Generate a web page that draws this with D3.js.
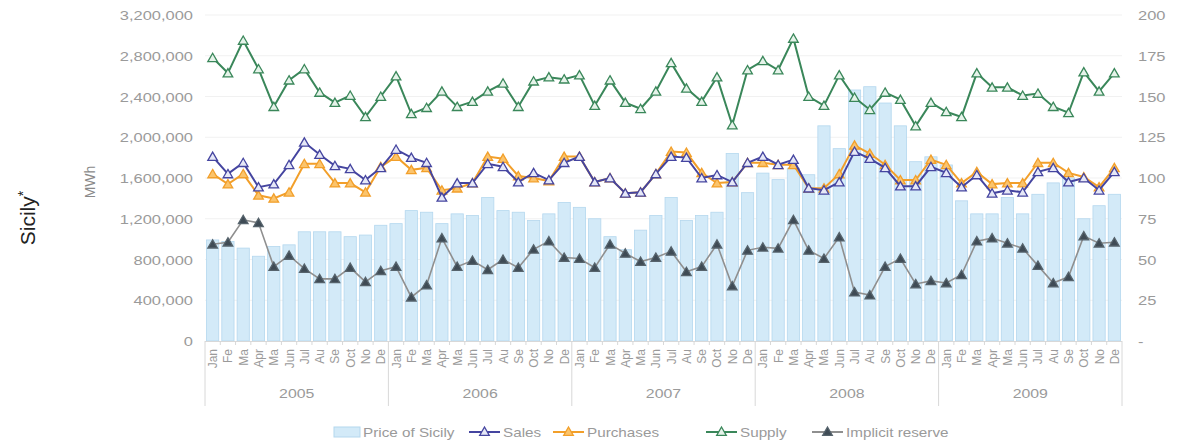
<!DOCTYPE html>
<html><head><meta charset="utf-8">
<script src="https://cdn.jsdelivr.net/npm/d3@7"></script>
<style>
body{margin:0;background:#fff}
svg{display:block}
text{font-family:"Liberation Sans",Arial,sans-serif}
</style>
</head><body>
<svg id="c" width="1183" height="445"></svg>
<script>
// ---------------- DATA ----------------
const years = ["2005","2006","2007","2008","2009"];
const monthLabels = ["Jan","Fe","Ma","Apr","Ma","Jun","Jul","Au","Se","Oct","No","De"];
// Price of Sicily (EUR/MWh, right axis)
const price = [
  62,61,57,52,58,59,67,67,67,64,65,71,
  72,80,79,72,78,77,88,80,79,74,78,85,
  82,75,64,56,68,77,88,74,77,79,115,91,
  103,99,106,102,132,118,154,156,146,132,110,113,
  108,86,78,78,88,78,90,97,100,75,83,90
];
// Sales (MWh)
const sales = [
  1810000,1640000,1750000,1510000,1540000,1730000,1950000,1830000,1720000,1690000,1580000,1700000,
  1880000,1800000,1750000,1410000,1550000,1550000,1740000,1710000,1560000,1650000,1580000,1750000,
  1810000,1560000,1600000,1450000,1460000,1640000,1810000,1800000,1600000,1630000,1560000,1750000,
  1810000,1730000,1780000,1500000,1480000,1560000,1860000,1790000,1700000,1520000,1520000,1710000,
  1650000,1510000,1630000,1450000,1480000,1460000,1660000,1700000,1560000,1600000,1480000,1660000
];
// Purchases (MWh)
const purchases = [
  1640000,1540000,1640000,1430000,1400000,1460000,1740000,1740000,1550000,1550000,1460000,1710000,
  1810000,1680000,1700000,1480000,1500000,1550000,1810000,1790000,1620000,1600000,1570000,1810000,
  1810000,1560000,1600000,1450000,1460000,1640000,1860000,1850000,1650000,1550000,1560000,1750000,
  1750000,1730000,1730000,1500000,1500000,1640000,1920000,1840000,1730000,1580000,1580000,1780000,
  1730000,1550000,1660000,1540000,1550000,1550000,1750000,1750000,1650000,1610000,1510000,1700000
];
// Supply (MWh)
const supply = [
  2780000,2630000,2950000,2670000,2300000,2560000,2670000,2440000,2340000,2410000,2200000,2400000,
  2600000,2230000,2290000,2450000,2300000,2350000,2450000,2530000,2300000,2550000,2590000,2570000,
  2610000,2310000,2560000,2340000,2280000,2450000,2730000,2480000,2350000,2590000,2120000,2660000,
  2750000,2660000,2970000,2400000,2310000,2610000,2390000,2270000,2440000,2370000,2110000,2340000,
  2250000,2200000,2630000,2490000,2490000,2410000,2430000,2300000,2240000,2640000,2450000,2630000
];
// Implicit reserve (MWh)
const reserve = [
  950000,970000,1190000,1160000,730000,840000,710000,610000,610000,720000,580000,690000,
  730000,430000,550000,1010000,730000,790000,700000,800000,720000,900000,980000,820000,
  810000,720000,950000,860000,780000,820000,880000,680000,730000,950000,540000,890000,
  920000,910000,1190000,890000,810000,1020000,480000,450000,730000,810000,560000,590000,
  570000,650000,980000,1010000,960000,910000,740000,570000,630000,1030000,960000,970000
];
const leftTicks = [0,400000,800000,1200000,1600000,2000000,2400000,2800000,3200000];
const rightTicks = [0,25,50,75,100,125,150,175,200];
const legendLabels = ["Price of Sicily","Sales","Purchases","Supply","Implicit reserve"];

// ---------------- LAYOUT ----------------
const svg = d3.select("#c");
const L = 205, R = 1122, T = 15, B = 341;
const months = d3.range(years.length * 12);
const x = d3.scaleBand().domain(months).range([L, R]).paddingInner(0.2).paddingOuter(0.1);
const yL = d3.scaleLinear().domain([0, 3200000]).range([B, T]);
const yR = d3.scaleLinear().domain([0, 200]).range([B, T]);
const cx = i => x(i) + x.bandwidth() / 2;
const SX = 1.22; // horizontal text stretch seen in the reference

// gridlines
svg.append("g").selectAll("line").data(leftTicks.slice(1)).join("line")
  .attr("x1", L).attr("x2", R).attr("y1", d => yL(d)).attr("y2", d => yL(d))
  .attr("stroke", "#f1f1f1").attr("stroke-width", 1);

// bars
svg.append("g").selectAll("rect").data(price).join("rect")
  .attr("x", (d, i) => x(i)).attr("width", x.bandwidth())
  .attr("y", d => yR(d)).attr("height", d => yR(0) - yR(d))
  .attr("fill", "#d3eaf8").attr("stroke", "#b4d7ee").attr("stroke-width", 0.8);

// baseline + month ticks
svg.append("line").attr("x1", L).attr("x2", R).attr("y1", B + 0.5).attr("y2", B + 0.5)
  .attr("stroke", "#d8d8d8");
svg.append("g").selectAll("line").data(d3.range(months.length + 1)).join("line")
  .attr("x1", i => L + i * x.step()).attr("x2", i => L + i * x.step())
  .attr("y1", B).attr("y2", i => (i % 12 === 0) ? 406 : B + 4)
  .attr("stroke", "#d8d8d8").attr("stroke-width", 1);

// month labels
svg.append("g").selectAll("text").data(months).join("text")
  .attr("transform", i => `translate(${cx(i) + 4.5},349) rotate(-90)`)
  .attr("text-anchor", "end").attr("font-size", 12).attr("fill", "#9a9a9a")
  .text(i => monthLabels[i % 12]);

// year labels
svg.append("g").selectAll("text").data(years).join("text")
  .attr("transform", (d, k) => `translate(${L + (k * 12 + 6) * x.step()},398) scale(${SX},1)`)
  .attr("text-anchor", "middle").attr("font-size", 13).attr("fill", "#9a9a9a")
  .text(d => d);

// left axis
const ga = svg.append("g").attr("transform", `translate(${L},0)`)
  .call(d3.axisLeft(yL).tickValues(leftTicks).tickSize(0).tickFormat(d3.format(",")));
ga.select(".domain").remove();
ga.selectAll("text").attr("x", -12 / SX).attr("dy", "0.35em")
  .attr("transform", `scale(${SX},1)`).attr("font-size", 13.5).attr("fill", "#9a9a9a")
  .attr("font-family", "'Liberation Sans',Arial,sans-serif");

// right axis
const gr = svg.append("g").attr("transform", `translate(${R},0)`)
  .call(d3.axisRight(yR).tickValues(rightTicks).tickSize(0).tickFormat(d => d === 0 ? "-" : d));
gr.select(".domain").remove();
gr.selectAll("text").attr("x", 16 / SX).attr("dy", "0.35em")
  .attr("transform", `scale(${SX},1)`).attr("font-size", 13.5).attr("fill", "#9a9a9a")
  .attr("font-family", "'Liberation Sans',Arial,sans-serif");

// titles
svg.append("text").attr("transform", "translate(35,218) rotate(-90)")
  .attr("text-anchor", "middle").attr("font-size", 21).attr("fill", "#222")
  .text("Sicily").append("tspan").attr("font-size", 14).attr("dy", -7).text("*");
svg.append("text").attr("transform", "translate(95,182) rotate(-90)")
  .attr("text-anchor", "middle").attr("font-size", 14).attr("fill", "#8a8a8a").text("MWh");

// series
const tri = "M0,-4.5L4.8,3.8L-4.8,3.8Z";
const series = [
  {data: reserve,   line: "#8f8f8f", lw: 1.6, mfill: "#3f4b55", mstroke: "#56636c"},
  {data: supply,    line: "#3a875a", lw: 2,   mfill: "#e6f3ea", mstroke: "#3a875a"},
  {data: purchases, line: "#f29f2a", lw: 2,   mfill: "#fbc46c", mstroke: "#f29f2a"},
  {data: sales,     line: "#4545a0", lw: 2,   mfill: "#e6e8f7", mstroke: "#4545a0"}
];
const lineGen = d3.line().x((d, i) => cx(i)).y(d => yL(d));
series.forEach(s => {
  svg.append("path").datum(s.data).attr("d", lineGen)
    .attr("fill", "none").attr("stroke", s.line).attr("stroke-width", s.lw);
  svg.append("g").selectAll("path").data(s.data).join("path")
    .attr("d", tri).attr("transform", (d, i) => `translate(${cx(i)},${yL(d)})`)
    .attr("fill", s.mfill).attr("stroke", s.mstroke).attr("stroke-width", 1.3);
});

// legend
const lg = svg.append("g");
const ly = 432;
const legendStyle = [
  {type: "bar", x: 334, tx: 363},
  {type: "line", x: 469, tx: 503, line: "#4545a0", mfill: "#e6e8f7", mstroke: "#4545a0"},
  {type: "line", x: 553, tx: 587, line: "#f29f2a", mfill: "#fbc46c", mstroke: "#f29f2a"},
  {type: "line", x: 706, tx: 740, line: "#3a875a", mfill: "#e6f3ea", mstroke: "#3a875a"},
  {type: "line", x: 812, tx: 846, line: "#8f8f8f", mfill: "#3f4b55", mstroke: "#56636c"}
];
legendLabels.forEach((lab, k) => {
  const st = legendStyle[k];
  if (st.type === "bar") {
    lg.append("rect").attr("x", st.x).attr("y", ly - 5).attr("width", 26).attr("height", 10)
      .attr("fill", "#d3eaf8").attr("stroke", "#b4d7ee");
  } else {
    lg.append("line").attr("x1", st.x).attr("x2", st.x + 31).attr("y1", ly).attr("y2", ly)
      .attr("stroke", st.line).attr("stroke-width", 2);
    lg.append("path").attr("d", tri).attr("transform", `translate(${st.x + 15.5},${ly - 0.5})`)
      .attr("fill", st.mfill).attr("stroke", st.mstroke).attr("stroke-width", 1.3);
  }
  lg.append("text").attr("transform", `translate(${st.tx},${ly + 4.5}) scale(${SX},1)`)
    .attr("font-size", 12.5).attr("fill", "#9a9a9a").text(lab);
});
</script>
</body></html>
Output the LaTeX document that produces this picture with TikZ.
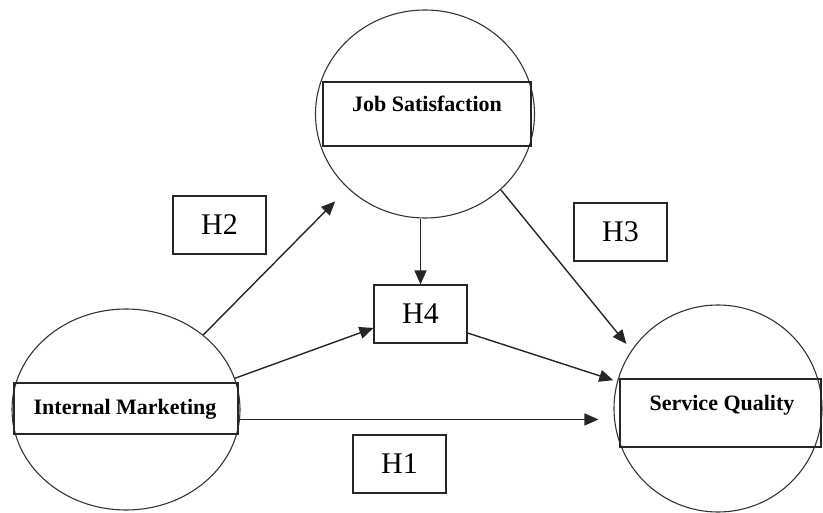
\documentclass[tikz,border=0pt]{standalone}
\usepackage{fontspec}
\setmainfont{Liberation Serif}
\usetikzlibrary{shapes.geometric,arrows.meta}

\begin{document}
\begin{tikzpicture}[x=1pt,y=-1pt,every node/.style={inner sep=0pt},
    latent/.style={draw=black!80,line width=1.1pt,ellipse},
    namebox/.style={draw=black!85,line width=1.1pt,rectangle},
    namefont/.style={font=\bfseries\fontsize{22}{22}\selectfont,anchor=base},
    hbox/.style={draw=black!85,line width=1.2pt,minimum width=93pt,minimum height=58pt,
      font=\fontsize{30}{30}\selectfont},
    link/.style={draw=black!85,line width=1.4pt,-{Triangle[length=14pt,width=12pt]}}]
  \useasboundingbox (0,0) rectangle (823,513);
  \node[latent,minimum width=228pt,minimum height=201pt] (im) at (126,409.5) {};
  \node[latent,minimum width=219pt,minimum height=208pt] (js) at (425,114) {};
  \node[latent,minimum width=208pt,minimum height=207pt] (sq) at (718,408.5) {};
  \node[namebox,minimum width=224pt,minimum height=51pt] (imbox) at (126,408.5) {};
  \node[namebox,minimum width=208pt,minimum height=64pt] (jsbox) at (427,114) {};
  \node[namebox,minimum width=201pt,minimum height=68pt] (sqbox) at (720.5,413) {};
  \node[namefont] (imtext) at (125,414) {Internal Marketing};
  \node[namefont] (jstext) at (427,112) {Job Satisfaction};
  \node[namefont] (sqtext) at (722,410) {Service Quality};
  \node[hbox] (h1) at (399.5,464) {H1};
  \node[hbox] (h2) at (219.5,225) {H2};
  \node[hbox] (h3) at (620.5,232) {H3};
  \node[hbox] (h4) at (420.5,314) {H4};
  \draw[link,shorten >=18pt] (im.44) -- (js.224);
  \draw[link] (im.16) -- ([yshift=-14pt]h4.west);
  \draw[link] (h4.north |- js.south) -- (h4.north);
  \draw[link,shorten >=8pt] (js.-45) -- (sq.146);
  \draw[link,shorten >=4pt] ([yshift=-19pt]h4.east) -- (sq.165);
  \draw[link,shorten >=15pt] (im.-5) -- (im.-5 -| sq.west);
\end{tikzpicture}
\end{document}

+ + + + + + +

Exercise brief:
Your task is to quote exactly the lines from the one with "Output the LaTeX" through the end of the material, both included, without reproducing any pictures.

Solution for this task:
Output the LaTeX document that produces this picture with TikZ.
\documentclass[tikz,border=0pt]{standalone}
\usepackage{fontspec}
\setmainfont{Liberation Serif}
\usetikzlibrary{shapes.geometric,arrows.meta}

\begin{document}
\begin{tikzpicture}[x=1pt,y=-1pt,every node/.style={inner sep=0pt},
    latent/.style={draw=black!80,line width=1.1pt,ellipse},
    namebox/.style={draw=black!85,line width=1.1pt,rectangle},
    namefont/.style={font=\bfseries\fontsize{22}{22}\selectfont,anchor=base},
    hbox/.style={draw=black!85,line width=1.2pt,minimum width=93pt,minimum height=58pt,
      font=\fontsize{30}{30}\selectfont},
    link/.style={draw=black!85,line width=1.4pt,-{Triangle[length=14pt,width=12pt]}}]
  \useasboundingbox (0,0) rectangle (823,513);
  \node[latent,minimum width=228pt,minimum height=201pt] (im) at (126,409.5) {};
  \node[latent,minimum width=219pt,minimum height=208pt] (js) at (425,114) {};
  \node[latent,minimum width=208pt,minimum height=207pt] (sq) at (718,408.5) {};
  \node[namebox,minimum width=224pt,minimum height=51pt] (imbox) at (126,408.5) {};
  \node[namebox,minimum width=208pt,minimum height=64pt] (jsbox) at (427,114) {};
  \node[namebox,minimum width=201pt,minimum height=68pt] (sqbox) at (720.5,413) {};
  \node[namefont] (imtext) at (125,414) {Internal Marketing};
  \node[namefont] (jstext) at (427,112) {Job Satisfaction};
  \node[namefont] (sqtext) at (722,410) {Service Quality};
  \node[hbox] (h1) at (399.5,464) {H1};
  \node[hbox] (h2) at (219.5,225) {H2};
  \node[hbox] (h3) at (620.5,232) {H3};
  \node[hbox] (h4) at (420.5,314) {H4};
  \draw[link,shorten >=18pt] (im.44) -- (js.224);
  \draw[link] (im.16) -- ([yshift=-14pt]h4.west);
  \draw[link] (h4.north |- js.south) -- (h4.north);
  \draw[link,shorten >=8pt] (js.-45) -- (sq.146);
  \draw[link,shorten >=4pt] ([yshift=-19pt]h4.east) -- (sq.165);
  \draw[link,shorten >=15pt] (im.-5) -- (im.-5 -| sq.west);
\end{tikzpicture}
\end{document}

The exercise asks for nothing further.